Another brilliant- and delicious article! Pro-tio for Pastéis de Belém: when the lines are long (which they typically are, but even if they are not) skip the line and head instead to the door that leads to their inside and patio seating. Rarely a wait and they have a huge dining area and a charming outdoor patio. There are also some other ways in if if don’t mind tempting fate by entering through on of the exits past the main take away entrance! 🤭
Hey Todd, thanks so much for your comment… especially the pro-tip! My next pastel de Belém will taste so much better without the line wait.
Well you have done it again brought out the beauty of the simple in the Portuguese way of life. You get the sense of the freshness in the diet as opposed to the fast food pace of today. I am amazed at the colors and shapes of the vegetables and in some cases the size. Of course there is always room for desserts, and the pastel de nota is definitely one of them.
Hi Bill, sorry for my delayed response! You hit the nail on the head. Simple and fresh. What more do we need. There’s the beauty!
Yes this post brought back memories to our visit! The food by far couldn’t get any fresher. The Pastel de nata was definitely one of my favorites with that scrumptious cream. Thank you for sharing these treats virtually. I so enjoyed the article and could almost taste that wine Joseph is drinking! Lol Your market was the best and I told Bri make sure she loads up on treats to bring home from there including the dried figs they sell cause they were the best. Yummy enjoy!
Thank you Lee Ann and sorry for my delay in responding. You are right, there are so many simply pleasures to be enjoyed here! I am glad you shared them with us.
Oh all my sences were afire looking at the wonderful display of the petiscos but that surely would do me in for any further dinner and yet as you said sitting unhurried and perhaps drinking some of those white wines that Joseph has found I could find some more room.Loved the painting of the artichokes & eggs, simple and right there for you…Oh how I look forward to Thursdays…… Love, me
Dear Claire, I have so many wonderful memories of your visit with us here. Your perspective then and now ignites our continued appreciation of this wonderful place.

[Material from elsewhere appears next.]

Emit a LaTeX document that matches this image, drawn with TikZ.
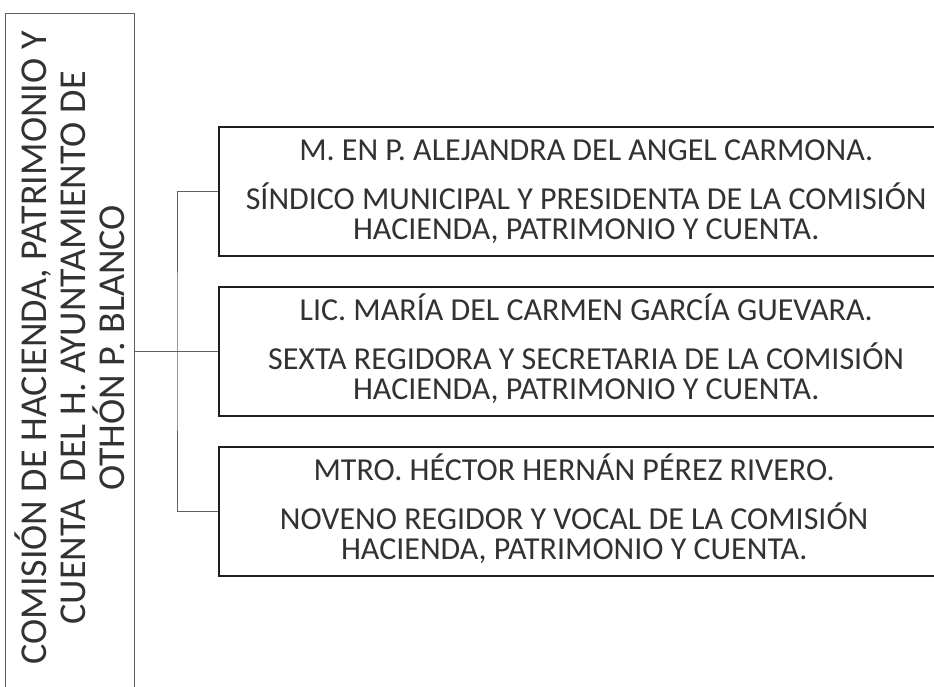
\documentclass[tikz,border=0pt]{standalone}
\usepackage{fontspec}
\setmainfont{Carlito}
\definecolor{boxInk}{RGB}{30,30,30}
\definecolor{lineGray}{RGB}{95,95,95}
\definecolor{textInk}{RGB}{50,50,50}

\begin{document}
\begin{tikzpicture}[x=1pt,y=-1pt,
  cargo/.style={draw=boxInk, line width=2.4pt, minimum width=734pt, minimum height=129pt, anchor=west, inner sep=0pt},
  linea/.style={anchor=base, text=textInk, font=\fontsize{32}{36}\selectfont},
  rama/.style={draw=lineGray, line width=0.9pt}]
\useasboundingbox (0,0) rectangle (934,687);

% comision, texto girado
\node[draw=lineGray, line width=1.2pt, minimum width=129pt, minimum height=690pt, anchor=north west, inner sep=0pt] (comision) at (5,13) {};
\node[rotate=90, align=center, text=textInk, font=\fontsize{38}{39}\selectfont] (titulo) at (70,348) {COMISIÓN DE HACIENDA, PATRIMONIO Y\\CUENTA \ DEL H. AYUNTAMIENTO DE\\OTHÓN P. BLANCO};

% integrantes
\node[cargo] (presidenta) at (218,191.5) {};
\node[cargo] (secretaria) at (218,351.5) {};
\node[cargo] (vocal) at (218,511.5) {};

\node[linea] (presidentaNombre) at ([yshift=-35pt]presidenta.north) {M. EN P. ALEJANDRA DEL ANGEL CARMONA.};
\node[linea] (presidentaCargo) at ([yshift=-84pt]presidenta.north) {SÍNDICO MUNICIPAL Y PRESIDENTA DE LA COMISIÓN};
\node[linea] (presidentaCuenta) at ([yshift=-114pt]presidenta.north) {HACIENDA, PATRIMONIO Y CUENTA.};

\node[linea] (secretariaNombre) at ([yshift=-35pt]secretaria.north) {LIC. MARÍA DEL CARMEN GARCÍA GUEVARA.};
\node[linea] (secretariaCargo) at ([yshift=-84pt]secretaria.north) {SEXTA REGIDORA Y SECRETARIA DE LA COMISIÓN};
\node[linea] (secretariaCuenta) at ([yshift=-114pt]secretaria.north) {HACIENDA, PATRIMONIO Y CUENTA.};

\node[linea] (vocalNombre) at ([xshift=-12pt,yshift=-35pt]vocal.north) {MTRO. HÉCTOR HERNÁN PÉREZ RIVERO.};
\node[linea] (vocalCargo) at ([xshift=-12pt,yshift=-84pt]vocal.north) {NOVENO REGIDOR Y VOCAL DE LA COMISIÓN};
\node[linea] (vocalCuenta) at ([xshift=-12pt,yshift=-114pt]vocal.north) {HACIENDA, PATRIMONIO Y CUENTA.};

% conectores
\coordinate (tronco) at (177,351.5);
\draw[rama] (comision.east |- secretaria.west) -- (secretaria.west);
\draw[rama] (presidenta.west) -| (tronco) |- (vocal.west);
\end{tikzpicture}
\end{document}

This wonderful post has me salivating with all the yummy things you’ve told us about. Sounds like you’re living in the Garden of Eden.
Dear Davidson, I think so. It is like the Garden of Eden, not perfect, not everything we want, but, certainly, everything we need.
Plein de douceurs ,de fraîcheur et de simplicité…..quelles belles couleurs ,ça donne envie de se mettre à table en bonne compagnie …..merci….
Chère Lina, ici nous avons les marchés comme nous les avons vécus ensemble en Provence. Nous sommes bénis d’être si proches de la beauté de notre Terre. Et bénis d’avoir le bon sens et nos sens pour apprécier cette beauté.